▶ _YOUR TASK_: Copy each line of the data below with the word "this".

▶ _EXCERPTED DATA_:
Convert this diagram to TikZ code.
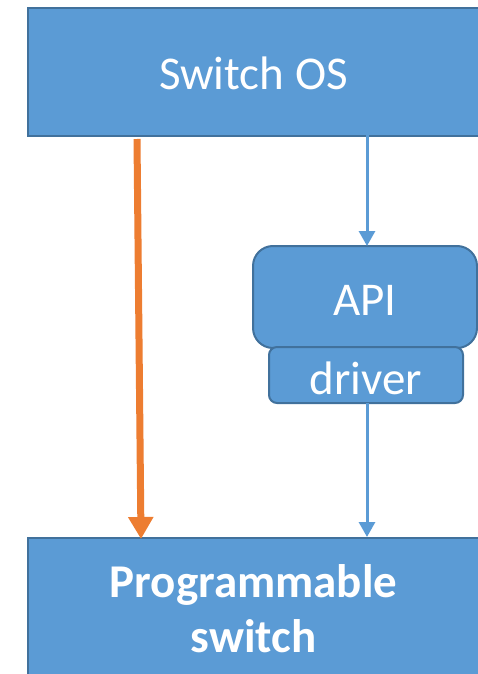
\documentclass[tikz,border=0pt]{standalone}
\usepackage{fontspec}
\setmainfont{Carlito}
\usetikzlibrary{arrows.meta}
\definecolor{boxfill}{HTML}{5B9BD5}
\definecolor{boxline}{HTML}{41719C}
\definecolor{pathorange}{HTML}{ED7D31}
\tikzset{
  block/.style={draw=boxline, fill=boxfill, line width=2pt, inner sep=0pt},
  blocktext/.style={text=white, font=\fontsize{47}{55}\selectfont, align=center, inner sep=0pt},
  bluearrow/.style={draw=boxfill, line width=3pt, -{Triangle[width=16pt,length=15pt]}},
  orangearrow/.style={draw=pathorange, line width=7pt, -{Triangle[width=24pt,length=22pt]}}
}
\begin{document}
\begin{tikzpicture}[x=1pt,y=-1pt]
  \useasboundingbox (0,0) rectangle (477,674);
  % top block, running off the right edge
  \node[block, anchor=north west, minimum width=460pt, minimum height=128pt] (os) at (27,7) {};
  \node[blocktext] (ostext) at (253.5,73) {Switch OS};
  % API and driver stack
  \node[block, rounded corners=20pt, minimum width=224pt, minimum height=102pt] (api) at (365,297) {};
  \node[blocktext] (apitext) at (365,300) {API};
  \node[block, rounded corners=8pt, minimum width=194pt, minimum height=56pt] (drv) at (366,375) {};
  \node[blocktext] (drvtext) at (366,378) {driver};
  % bottom block, running off the right and bottom edges
  \node[block, anchor=north west, minimum width=460pt, minimum height=170pt] (hw) at (27,537) {};
  \node[blocktext, font=\bfseries\fontsize{47}{55}\selectfont] (hwtext) at (253.5,609) {Programmable\\switch};
  % connector end points
  \coordinate (oa) at (137,139);
  \coordinate (ob) at (141,539);
  \coordinate (ba) at (367,135);
  \coordinate (bb) at (367,246);
  \coordinate (bc) at (367,403);
  \coordinate (bd) at (367,537);
  % connectors
  \draw[orangearrow] (oa) -- (ob);
  \draw[bluearrow] (ba) -- (bb);
  \draw[bluearrow] (bc) -- (bd);
\end{tikzpicture}
\end{document}
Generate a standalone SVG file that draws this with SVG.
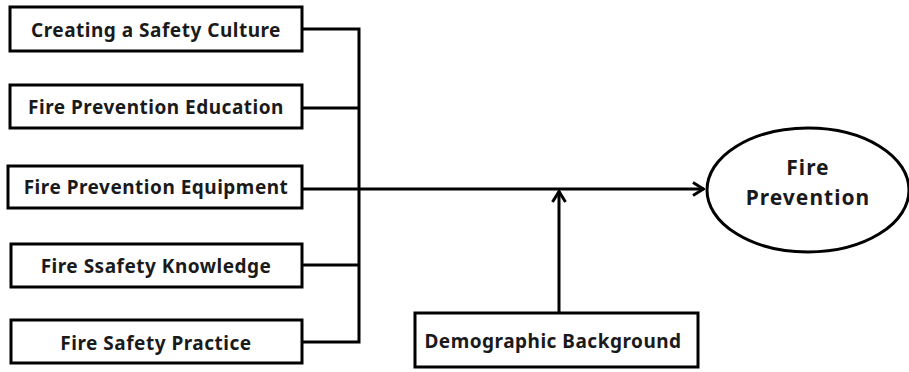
<svg xmlns="http://www.w3.org/2000/svg" width="909" height="372" viewBox="0 0 909 372">
<defs>
<marker id="arr" viewBox="0 0 14 16" refX="13" refY="8" markerWidth="14" markerHeight="16" markerUnits="userSpaceOnUse" orient="auto">
<path d="M2,1.5 L12.5,8 L2,14.5" fill="none" stroke="#000" stroke-width="3"/>
</marker>
<style>
.box{fill:#fff;stroke:#000;stroke-width:3}
.t{font-family:"Noto Sans","Open Sans",sans-serif;font-weight:bold;font-size:19px;letter-spacing:0.5px;fill:#1a1a1a;text-anchor:middle}
.e{font-size:21px;letter-spacing:1px}
.ln{fill:none;stroke:#000;stroke-width:3}
</style>
</defs>
<rect width="909" height="372" fill="#fff"/>
<g id="connectors">
<path class="ln" d="M302,29 H359 V342 H302"/>
<path class="ln" d="M302,108 H359"/>
<path class="ln" d="M302,265 H359"/>
<path class="ln" d="M302,189 H704" marker-end="url(#arr)"/>
<path class="ln" d="M559,313 V191" marker-end="url(#arr)"/>
</g>
<g id="n1"><rect class="box" x="10" y="7" width="292" height="44"/><text class="t" x="156" y="37">Creating a Safety Culture</text></g>
<g id="n2"><rect class="box" x="10" y="85" width="292" height="43"/><text class="t" x="156" y="114">Fire Prevention Education</text></g>
<g id="n3"><rect class="box" x="8" y="166" width="294" height="42"/><text class="t" x="156" y="194">Fire Prevention Equipment</text></g>
<g id="n4"><rect class="box" x="11" y="244" width="291" height="43"/><text class="t" x="156" y="273">Fire Ssafety Knowledge</text></g>
<g id="n5"><rect class="box" x="11" y="320" width="291" height="43"/><text class="t" x="156" y="350">Fire Safety Practice</text></g>
<g id="n6"><rect class="box" x="415" y="313" width="283" height="54"/><text class="t" x="553" y="348">Demographic Background</text></g>
<g id="n7"><ellipse cx="808" cy="190" rx="101" ry="62" fill="#fff" stroke="#000" stroke-width="3"/><text class="t e" x="808" y="175">Fire</text><text class="t e" x="808" y="205">Prevention</text></g>
</svg>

▶ _CORRECT RESULT_:
Convert this diagram to TikZ code.
Generate a standalone SVG file that draws this with SVG.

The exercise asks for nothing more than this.